-- BEGIN SOURCE MATERIAL --

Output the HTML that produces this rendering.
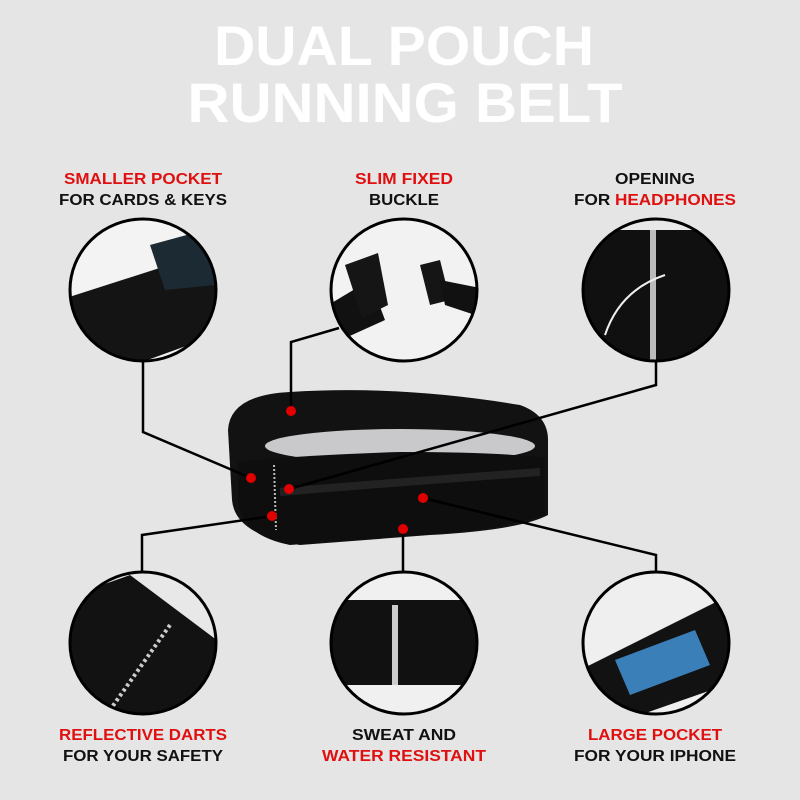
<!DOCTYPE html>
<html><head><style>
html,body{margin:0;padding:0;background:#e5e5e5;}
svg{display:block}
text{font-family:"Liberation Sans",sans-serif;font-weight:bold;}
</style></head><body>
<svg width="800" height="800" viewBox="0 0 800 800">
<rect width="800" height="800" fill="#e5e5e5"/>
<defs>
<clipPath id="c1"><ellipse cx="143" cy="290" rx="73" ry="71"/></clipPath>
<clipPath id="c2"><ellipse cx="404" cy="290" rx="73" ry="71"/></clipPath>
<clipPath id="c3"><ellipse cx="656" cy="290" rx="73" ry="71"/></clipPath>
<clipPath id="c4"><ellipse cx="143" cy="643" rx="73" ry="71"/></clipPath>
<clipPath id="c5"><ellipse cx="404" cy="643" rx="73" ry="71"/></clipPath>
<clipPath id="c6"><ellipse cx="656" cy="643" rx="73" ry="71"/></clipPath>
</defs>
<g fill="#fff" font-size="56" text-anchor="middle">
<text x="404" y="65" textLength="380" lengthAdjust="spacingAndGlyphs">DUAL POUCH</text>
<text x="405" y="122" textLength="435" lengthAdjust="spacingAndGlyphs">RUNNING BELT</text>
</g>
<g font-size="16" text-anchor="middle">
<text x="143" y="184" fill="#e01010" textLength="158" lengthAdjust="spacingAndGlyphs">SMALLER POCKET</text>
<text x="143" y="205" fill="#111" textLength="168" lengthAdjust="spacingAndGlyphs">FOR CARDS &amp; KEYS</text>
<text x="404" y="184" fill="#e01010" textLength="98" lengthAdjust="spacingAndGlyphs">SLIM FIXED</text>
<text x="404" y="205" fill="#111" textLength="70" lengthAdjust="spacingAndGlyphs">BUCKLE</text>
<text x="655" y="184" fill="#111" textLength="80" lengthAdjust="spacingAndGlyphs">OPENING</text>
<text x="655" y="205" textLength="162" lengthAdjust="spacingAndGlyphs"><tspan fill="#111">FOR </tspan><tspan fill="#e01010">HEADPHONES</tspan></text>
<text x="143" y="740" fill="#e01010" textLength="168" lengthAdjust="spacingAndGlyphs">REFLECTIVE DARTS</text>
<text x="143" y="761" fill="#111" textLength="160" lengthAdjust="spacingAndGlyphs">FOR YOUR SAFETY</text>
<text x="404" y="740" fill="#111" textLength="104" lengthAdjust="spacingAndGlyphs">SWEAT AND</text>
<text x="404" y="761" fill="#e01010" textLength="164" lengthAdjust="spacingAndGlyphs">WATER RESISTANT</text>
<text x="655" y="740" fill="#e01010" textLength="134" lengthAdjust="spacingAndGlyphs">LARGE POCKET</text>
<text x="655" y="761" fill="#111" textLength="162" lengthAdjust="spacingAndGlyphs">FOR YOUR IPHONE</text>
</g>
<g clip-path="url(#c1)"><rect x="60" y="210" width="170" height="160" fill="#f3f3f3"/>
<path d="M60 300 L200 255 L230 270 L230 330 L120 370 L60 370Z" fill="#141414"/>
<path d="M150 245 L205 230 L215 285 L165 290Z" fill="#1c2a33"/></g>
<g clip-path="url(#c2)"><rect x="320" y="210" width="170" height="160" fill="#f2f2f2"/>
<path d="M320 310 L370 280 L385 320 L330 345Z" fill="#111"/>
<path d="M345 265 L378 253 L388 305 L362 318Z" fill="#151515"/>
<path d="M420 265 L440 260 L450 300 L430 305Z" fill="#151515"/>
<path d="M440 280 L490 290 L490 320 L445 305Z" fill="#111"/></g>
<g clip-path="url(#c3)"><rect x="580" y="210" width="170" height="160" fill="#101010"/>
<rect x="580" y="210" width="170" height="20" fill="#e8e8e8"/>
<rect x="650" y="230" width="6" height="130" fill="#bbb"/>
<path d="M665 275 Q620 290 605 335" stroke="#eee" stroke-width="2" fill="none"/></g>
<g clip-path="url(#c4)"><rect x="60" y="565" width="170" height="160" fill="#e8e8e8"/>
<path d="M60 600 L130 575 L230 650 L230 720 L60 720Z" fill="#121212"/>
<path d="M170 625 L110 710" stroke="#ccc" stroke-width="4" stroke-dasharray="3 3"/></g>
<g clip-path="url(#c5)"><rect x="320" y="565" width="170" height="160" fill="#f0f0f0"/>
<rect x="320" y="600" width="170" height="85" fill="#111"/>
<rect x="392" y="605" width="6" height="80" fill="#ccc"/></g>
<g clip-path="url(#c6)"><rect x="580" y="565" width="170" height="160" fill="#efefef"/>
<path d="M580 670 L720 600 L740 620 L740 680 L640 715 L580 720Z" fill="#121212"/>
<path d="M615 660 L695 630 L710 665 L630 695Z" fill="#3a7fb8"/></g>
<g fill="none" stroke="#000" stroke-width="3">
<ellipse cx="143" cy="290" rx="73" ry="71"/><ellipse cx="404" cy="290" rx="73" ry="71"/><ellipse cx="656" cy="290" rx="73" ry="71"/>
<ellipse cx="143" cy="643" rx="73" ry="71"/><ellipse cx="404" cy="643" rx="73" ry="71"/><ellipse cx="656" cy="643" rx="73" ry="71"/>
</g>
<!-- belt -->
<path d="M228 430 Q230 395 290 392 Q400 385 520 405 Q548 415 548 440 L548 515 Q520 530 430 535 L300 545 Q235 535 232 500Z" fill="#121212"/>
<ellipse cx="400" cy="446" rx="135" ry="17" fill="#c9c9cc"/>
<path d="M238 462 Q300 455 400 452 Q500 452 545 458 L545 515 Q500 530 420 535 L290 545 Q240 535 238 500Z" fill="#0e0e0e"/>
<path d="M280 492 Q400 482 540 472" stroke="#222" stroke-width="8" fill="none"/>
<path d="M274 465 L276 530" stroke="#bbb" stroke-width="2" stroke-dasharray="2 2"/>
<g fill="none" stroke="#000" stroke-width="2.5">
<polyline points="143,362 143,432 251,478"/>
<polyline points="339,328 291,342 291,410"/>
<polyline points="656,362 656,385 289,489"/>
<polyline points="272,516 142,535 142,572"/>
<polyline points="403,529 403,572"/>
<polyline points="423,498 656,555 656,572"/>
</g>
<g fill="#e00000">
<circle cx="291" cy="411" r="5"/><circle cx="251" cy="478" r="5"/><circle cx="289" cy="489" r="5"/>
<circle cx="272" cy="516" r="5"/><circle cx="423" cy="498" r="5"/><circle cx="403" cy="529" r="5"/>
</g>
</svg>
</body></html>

-- END SOURCE MATERIAL --

Without the pictures, write out the whole listing above exactly as it appears.

SOLUTION TO THIS TASK
Output the HTML that produces this rendering.
<!DOCTYPE html>
<html><head><style>
html,body{margin:0;padding:0;background:#e5e5e5;}
svg{display:block}
text{font-family:"Liberation Sans",sans-serif;font-weight:bold;}
</style></head><body>
<svg width="800" height="800" viewBox="0 0 800 800">
<rect width="800" height="800" fill="#e5e5e5"/>
<defs>
<clipPath id="c1"><ellipse cx="143" cy="290" rx="73" ry="71"/></clipPath>
<clipPath id="c2"><ellipse cx="404" cy="290" rx="73" ry="71"/></clipPath>
<clipPath id="c3"><ellipse cx="656" cy="290" rx="73" ry="71"/></clipPath>
<clipPath id="c4"><ellipse cx="143" cy="643" rx="73" ry="71"/></clipPath>
<clipPath id="c5"><ellipse cx="404" cy="643" rx="73" ry="71"/></clipPath>
<clipPath id="c6"><ellipse cx="656" cy="643" rx="73" ry="71"/></clipPath>
</defs>
<g fill="#fff" font-size="56" text-anchor="middle">
<text x="404" y="65" textLength="380" lengthAdjust="spacingAndGlyphs">DUAL POUCH</text>
<text x="405" y="122" textLength="435" lengthAdjust="spacingAndGlyphs">RUNNING BELT</text>
</g>
<g font-size="16" text-anchor="middle">
<text x="143" y="184" fill="#e01010" textLength="158" lengthAdjust="spacingAndGlyphs">SMALLER POCKET</text>
<text x="143" y="205" fill="#111" textLength="168" lengthAdjust="spacingAndGlyphs">FOR CARDS &amp; KEYS</text>
<text x="404" y="184" fill="#e01010" textLength="98" lengthAdjust="spacingAndGlyphs">SLIM FIXED</text>
<text x="404" y="205" fill="#111" textLength="70" lengthAdjust="spacingAndGlyphs">BUCKLE</text>
<text x="655" y="184" fill="#111" textLength="80" lengthAdjust="spacingAndGlyphs">OPENING</text>
<text x="655" y="205" textLength="162" lengthAdjust="spacingAndGlyphs"><tspan fill="#111">FOR </tspan><tspan fill="#e01010">HEADPHONES</tspan></text>
<text x="143" y="740" fill="#e01010" textLength="168" lengthAdjust="spacingAndGlyphs">REFLECTIVE DARTS</text>
<text x="143" y="761" fill="#111" textLength="160" lengthAdjust="spacingAndGlyphs">FOR YOUR SAFETY</text>
<text x="404" y="740" fill="#111" textLength="104" lengthAdjust="spacingAndGlyphs">SWEAT AND</text>
<text x="404" y="761" fill="#e01010" textLength="164" lengthAdjust="spacingAndGlyphs">WATER RESISTANT</text>
<text x="655" y="740" fill="#e01010" textLength="134" lengthAdjust="spacingAndGlyphs">LARGE POCKET</text>
<text x="655" y="761" fill="#111" textLength="162" lengthAdjust="spacingAndGlyphs">FOR YOUR IPHONE</text>
</g>
<g clip-path="url(#c1)"><rect x="60" y="210" width="170" height="160" fill="#f3f3f3"/>
<path d="M60 300 L200 255 L230 270 L230 330 L120 370 L60 370Z" fill="#141414"/>
<path d="M150 245 L205 230 L215 285 L165 290Z" fill="#1c2a33"/></g>
<g clip-path="url(#c2)"><rect x="320" y="210" width="170" height="160" fill="#f2f2f2"/>
<path d="M320 310 L370 280 L385 320 L330 345Z" fill="#111"/>
<path d="M345 265 L378 253 L388 305 L362 318Z" fill="#151515"/>
<path d="M420 265 L440 260 L450 300 L430 305Z" fill="#151515"/>
<path d="M440 280 L490 290 L490 320 L445 305Z" fill="#111"/></g>
<g clip-path="url(#c3)"><rect x="580" y="210" width="170" height="160" fill="#101010"/>
<rect x="580" y="210" width="170" height="20" fill="#e8e8e8"/>
<rect x="650" y="230" width="6" height="130" fill="#bbb"/>
<path d="M665 275 Q620 290 605 335" stroke="#eee" stroke-width="2" fill="none"/></g>
<g clip-path="url(#c4)"><rect x="60" y="565" width="170" height="160" fill="#e8e8e8"/>
<path d="M60 600 L130 575 L230 650 L230 720 L60 720Z" fill="#121212"/>
<path d="M170 625 L110 710" stroke="#ccc" stroke-width="4" stroke-dasharray="3 3"/></g>
<g clip-path="url(#c5)"><rect x="320" y="565" width="170" height="160" fill="#f0f0f0"/>
<rect x="320" y="600" width="170" height="85" fill="#111"/>
<rect x="392" y="605" width="6" height="80" fill="#ccc"/></g>
<g clip-path="url(#c6)"><rect x="580" y="565" width="170" height="160" fill="#efefef"/>
<path d="M580 670 L720 600 L740 620 L740 680 L640 715 L580 720Z" fill="#121212"/>
<path d="M615 660 L695 630 L710 665 L630 695Z" fill="#3a7fb8"/></g>
<g fill="none" stroke="#000" stroke-width="3">
<ellipse cx="143" cy="290" rx="73" ry="71"/><ellipse cx="404" cy="290" rx="73" ry="71"/><ellipse cx="656" cy="290" rx="73" ry="71"/>
<ellipse cx="143" cy="643" rx="73" ry="71"/><ellipse cx="404" cy="643" rx="73" ry="71"/><ellipse cx="656" cy="643" rx="73" ry="71"/>
</g>
<!-- belt -->
<path d="M228 430 Q230 395 290 392 Q400 385 520 405 Q548 415 548 440 L548 515 Q520 530 430 535 L300 545 Q235 535 232 500Z" fill="#121212"/>
<ellipse cx="400" cy="446" rx="135" ry="17" fill="#c9c9cc"/>
<path d="M238 462 Q300 455 400 452 Q500 452 545 458 L545 515 Q500 530 420 535 L290 545 Q240 535 238 500Z" fill="#0e0e0e"/>
<path d="M280 492 Q400 482 540 472" stroke="#222" stroke-width="8" fill="none"/>
<path d="M274 465 L276 530" stroke="#bbb" stroke-width="2" stroke-dasharray="2 2"/>
<g fill="none" stroke="#000" stroke-width="2.5">
<polyline points="143,362 143,432 251,478"/>
<polyline points="339,328 291,342 291,410"/>
<polyline points="656,362 656,385 289,489"/>
<polyline points="272,516 142,535 142,572"/>
<polyline points="403,529 403,572"/>
<polyline points="423,498 656,555 656,572"/>
</g>
<g fill="#e00000">
<circle cx="291" cy="411" r="5"/><circle cx="251" cy="478" r="5"/><circle cx="289" cy="489" r="5"/>
<circle cx="272" cy="516" r="5"/><circle cx="423" cy="498" r="5"/><circle cx="403" cy="529" r="5"/>
</g>
</svg>
</body></html>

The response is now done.